Project Pacificは、Kubernetes Namespaceモデルを採用したことにより、VMの操作とポリシをKubernetesオブジェクトに適用することが可能になっている。適用可能なのは、リソースの割り当て、暗号化、HA、スナップショットなどだ。Project Pacificは、"コントロールプレーンとしてKubernetesを使用するという、vSphereのアーキテクチャ変更"であると、vSphereでワークロード管理用のプロダクトをマネジメントする、シニアディレクタのJared Rosoff氏は言う

統合の2大要素であるKubernetesエージェントとコンテナーランタイムは、カスタムvSphereコンポーネントとして提供される。Pacificインストール上では、スーパーバイザと呼ばれる特別な種類のKubernetesクラスタが動作する。Linuxノードの代わりに、ESXi(vSphere展開で使用されるハイパーバイザ)が使用されている。ESXiノード上の対応するKubernetesエージェントは"Spherelet"と呼ばれる。Sphereletは、Virtual Kubeletプロジェクトをベースとして、主にポッドの実行が可能なホストプラットフォームを提供する他のサービスと、Kubernetesをリンクする目的で使用される。Virtual KubeletはMicrosoftがオープンソースとして公開しているため、他のプラットフォームでも使用されている。

コンテナをスピンアップするために、ESXiには、CRXと呼ばれるコンテナランタイムがある。Rosoff氏の説明によると、"CRXは、ゲスト内にLinuxカーネルと最小限のコンテナランタイムを格納した仮想マシンのようなものです。しかし、このLinuxカーネルはハイパーバイザと結合しているため、コンテナを効果的に準仮想化するためのさまざまな最適化を行うことができるのです。" CRXはDirect Bootと呼ばれるテクニックを使用して、通常のカーネルinitや電源管理ステップなしで初期化を開始する。

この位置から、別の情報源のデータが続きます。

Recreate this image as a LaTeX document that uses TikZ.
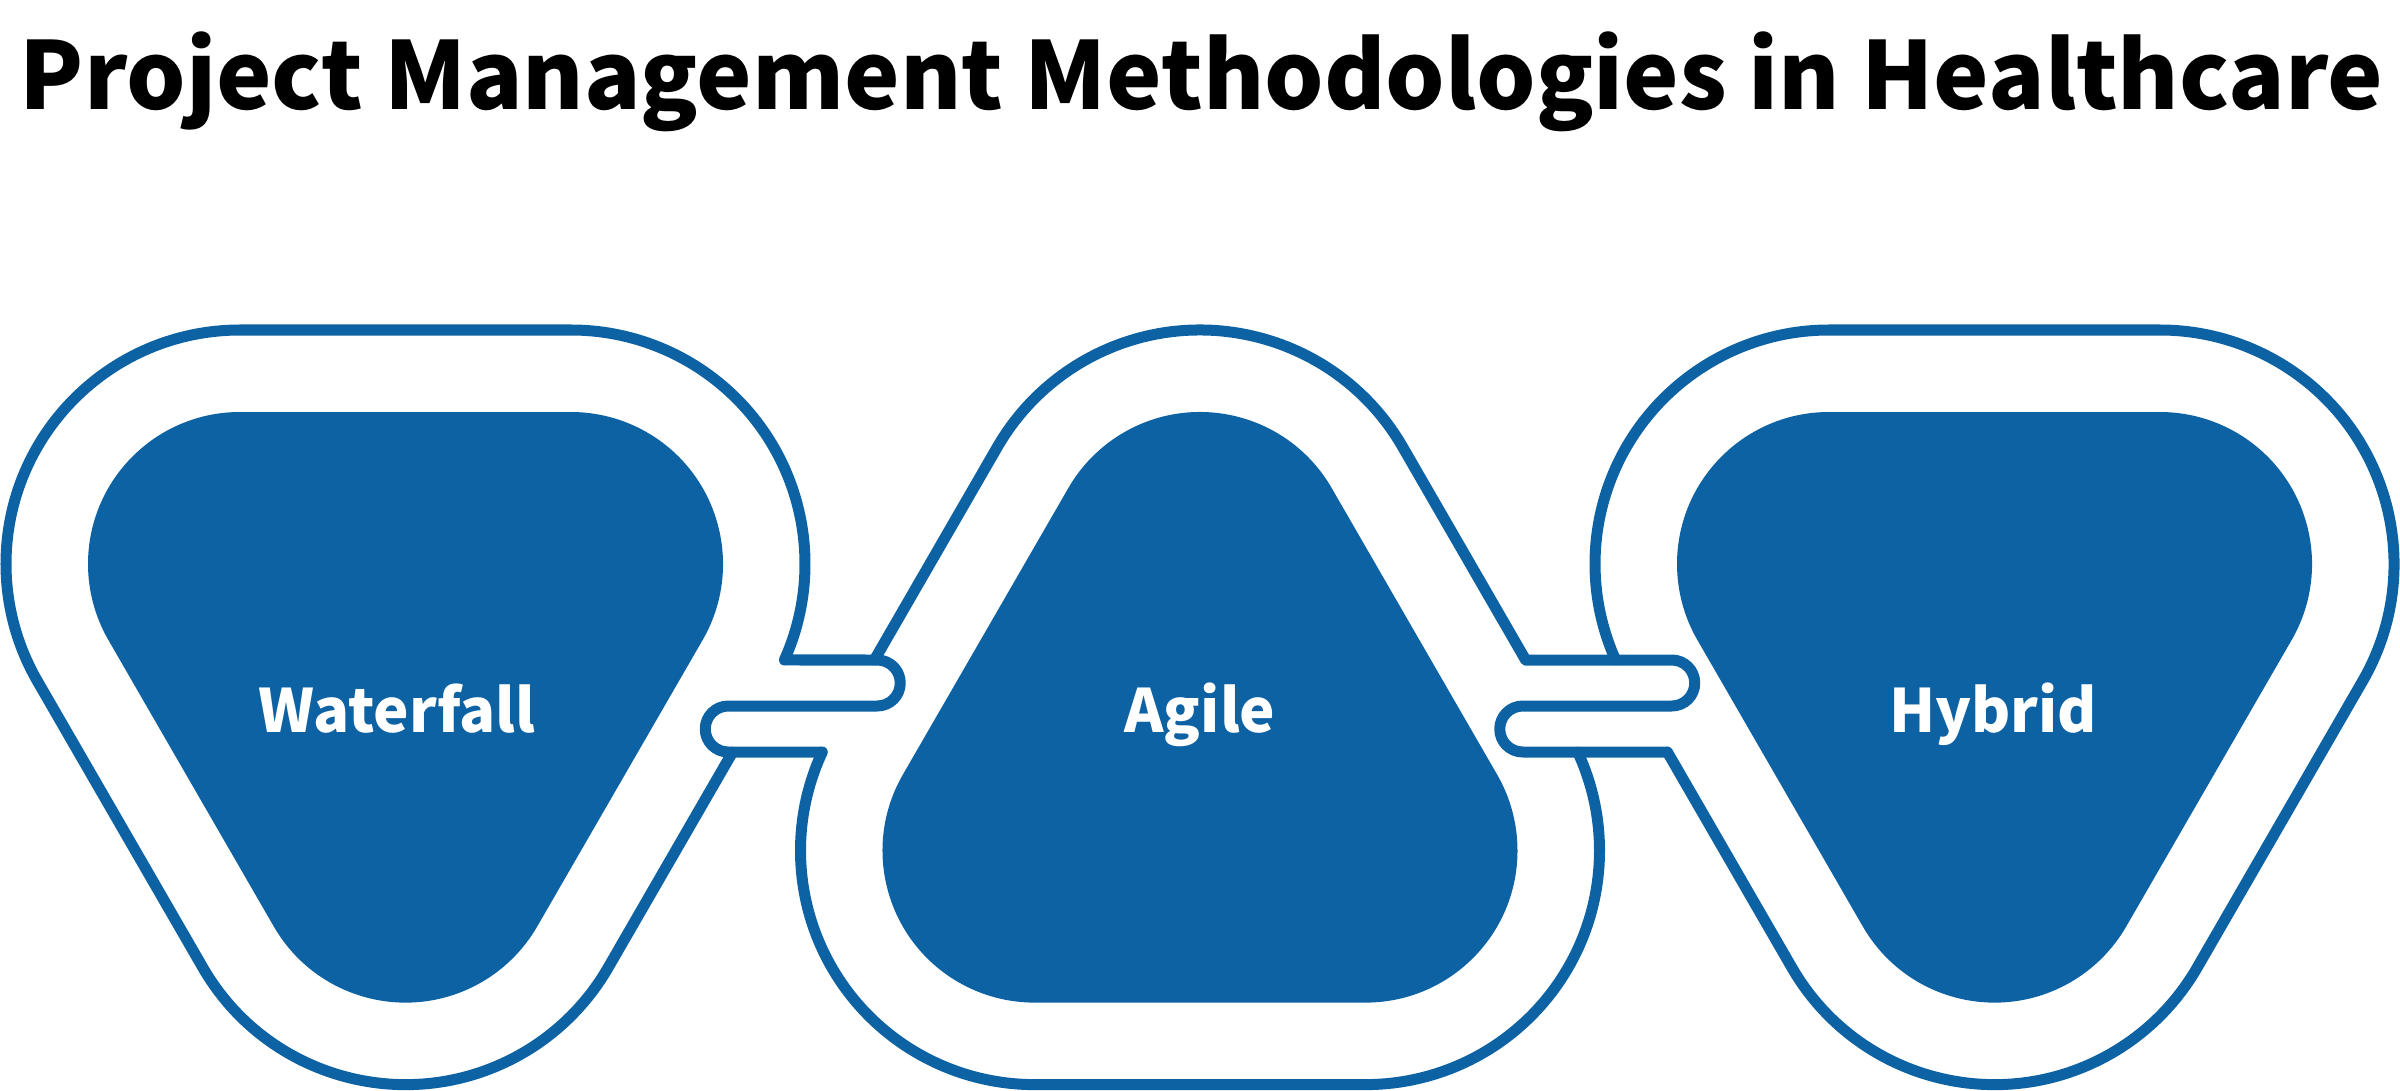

これによってPacificインストールでは、ESXi管理対象ホストでのESXiネイティブと、スーパーバイザクラスタ内のVM上でのポッドという、2種類のポッドを実行できる。"ゲストクラスタ"と呼ばれる後者は、バニラKubernetesラスタである。KubernetesからVMを管理するために、スーパーバイザクラスタにはオペレータがあり、同じYAMLファイル内にコンテナとVMのデプロイメントを混在させることができる。このオペレータは、vSphereの既存のライフサイクル管理サービスと統合されている。

VMWareでは、HarborコンテナレジストリもvSphereに統合している。HarborはVMWareの社内プロジェクトであったが、後にオープンソース化された。Pacificは現在、テクニカルプレビューモードにある。